Attorney, Agent or Firm: Wenderoth, Lind & Ponack
Parent Case Text
This application is a continuation-in-part of now abandoned application
Ser. No. 07/610,321 filed on Nov. 8, 1990, which is a continuation of now
abandoned application Ser. No. 07/370,045 filed on Jun. 22, 1989.
Claims
What is claimed is:
1. A ring for use in spinning machinery, comprising:
an annular flange having an inner portion and an outer portion, said inner
portion including an upper part, a lower part, and a central part between
said upper and lower parts;
wherein said annular flange is formed of a base material and a composite
plated layer plated on said base material, said plated layer being formed
of a nickel-phosphorus matrix material having hard fine particles of 0.2-3
.mu.m particle diameter co-separated therein;
wherein some of said hard fine particles protrude slightly above the
surface of said nickel-phosphorus matrix material such that a portion of
an exposed surface of said plated layer consists of protruding hard fine
particles;
wherein a portion of the exposed surface of said plated layer consists of
minute recesses from which hard fine particles have been exfoliated; and
wherein said hard fine particles are dispersed in said matrix material more
densely at said central part of said inner portion of said flange than at
said upper and lower parts of said inner portion of said flange.
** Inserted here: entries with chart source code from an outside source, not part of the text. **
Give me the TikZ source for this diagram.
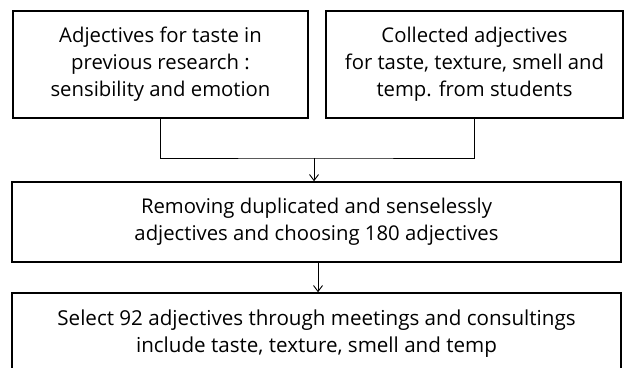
\documentclass[tikz,border=0pt]{standalone}
\usepackage{fontspec}
\setmainfont{Open Sans}
\usetikzlibrary{arrows.meta}
\begin{document}
\begin{tikzpicture}[x=1pt,y=-1pt,
  box/.style={draw, line width=1.5pt, align=center, inner sep=0pt, font=\fontsize{20.3}{27}\selectfont},
  conn/.style={line width=0.9pt},
  arr/.style={conn, -{Straight Barb[length=6pt,width=9pt]}}]
\useasboundingbox (0,0) rectangle (624,367);
\node[box, minimum width=295pt, minimum height=107pt] (b1) at (160.5,64.5)
  {Adjectives for taste in\\previous research :\\sensibility and emotion};
\node[box, minimum width=297pt, minimum height=107pt] (b2) at (474.5,64.5)
  {Collected adjectives\\for taste, texture, smell and\\temp. from students};
\node[box, minimum width=609pt, minimum height=80pt] (b3) at (316.5,222)
  {Removing duplicated and senselessly\\adjectives and choosing 180 adjectives};
\node[box, minimum width=609pt, minimum height=100pt] (b4) at (316.5,343) {};
\node[align=center, font=\fontsize{20.6}{27}\selectfont] (t4) at (316.5,334)
  {Select 92 adjectives through meetings and consultings\\include taste, texture, smell and temp};
\coordinate (j) at (314,158);
\draw[conn] (b1.south) |- (j) -| (b2.south);
\draw[arr] (j) -- (j |- b3.north);
\draw[arr] ([xshift=1.5pt]b3.south) -- ([xshift=1.5pt]b3.south |- b4.north);
\end{tikzpicture}
\end{document}
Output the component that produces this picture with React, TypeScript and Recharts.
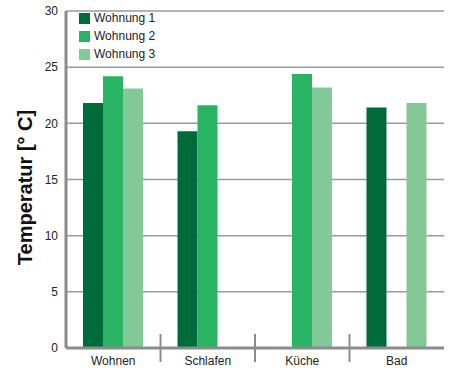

2. A ring as recited in claim 1, wherein
a vertical distance along said upper part of said inner portion of said
annular flange is approximately 10% of a vertical distance along said
inner portion of said annular flange.
3. A ring as recited in claim 12, wherein
a vertical distance along said central part of said inner portion of said
annular flange is approximately 75% of the vertical distance along said
inner portion of said annular flange.
4. A ring as recited in claim 1, further comprising
a neck part extending downwardly of said annular flange and having an inner
wall surface; and
wherein an external face of said inner portion of said annular flange is
defined along a first arc extending tangentially with a top surface of
said annular flange and downwardly thereof, a second arc extending
tangentially with said first arc and downwardly thereof, a third arc
extending tangentially with and upwardly from said inner wall surface of
said neck part, and a straight line extending tangentially with and
between said second and third arcs.
5. A ring as recited in claim 4, wherein
said upper part of said inner portion of said annular flange is defined
between an intersection of the top surface of said annular flange of said
first arc, and an intersection of said first arc and a straight line
extending from a center of curvature of said first arc and upwardly
therefrom at a 45 degree angle from horizontal; and
said central part of said inner portion of said annular flange is defined
between a lower boundary of said upper part, and an intersection of said
second arc and a straight line extending from a center of curvature of
said second arc and downwardly therefrom at a 45 degree angle from
horizontal.
6. A ring as recited in claim 5, wherein
said lower part of said inner portion of said annular flange is defined
between a lower boundary of said central part, and an intersection of said
third arc and a horizontal line extending from an intersection of said
third arc and a straight line extending from a center of curvature of said
third arc and upwardly therefrom at a 45 degree angle from horizontal.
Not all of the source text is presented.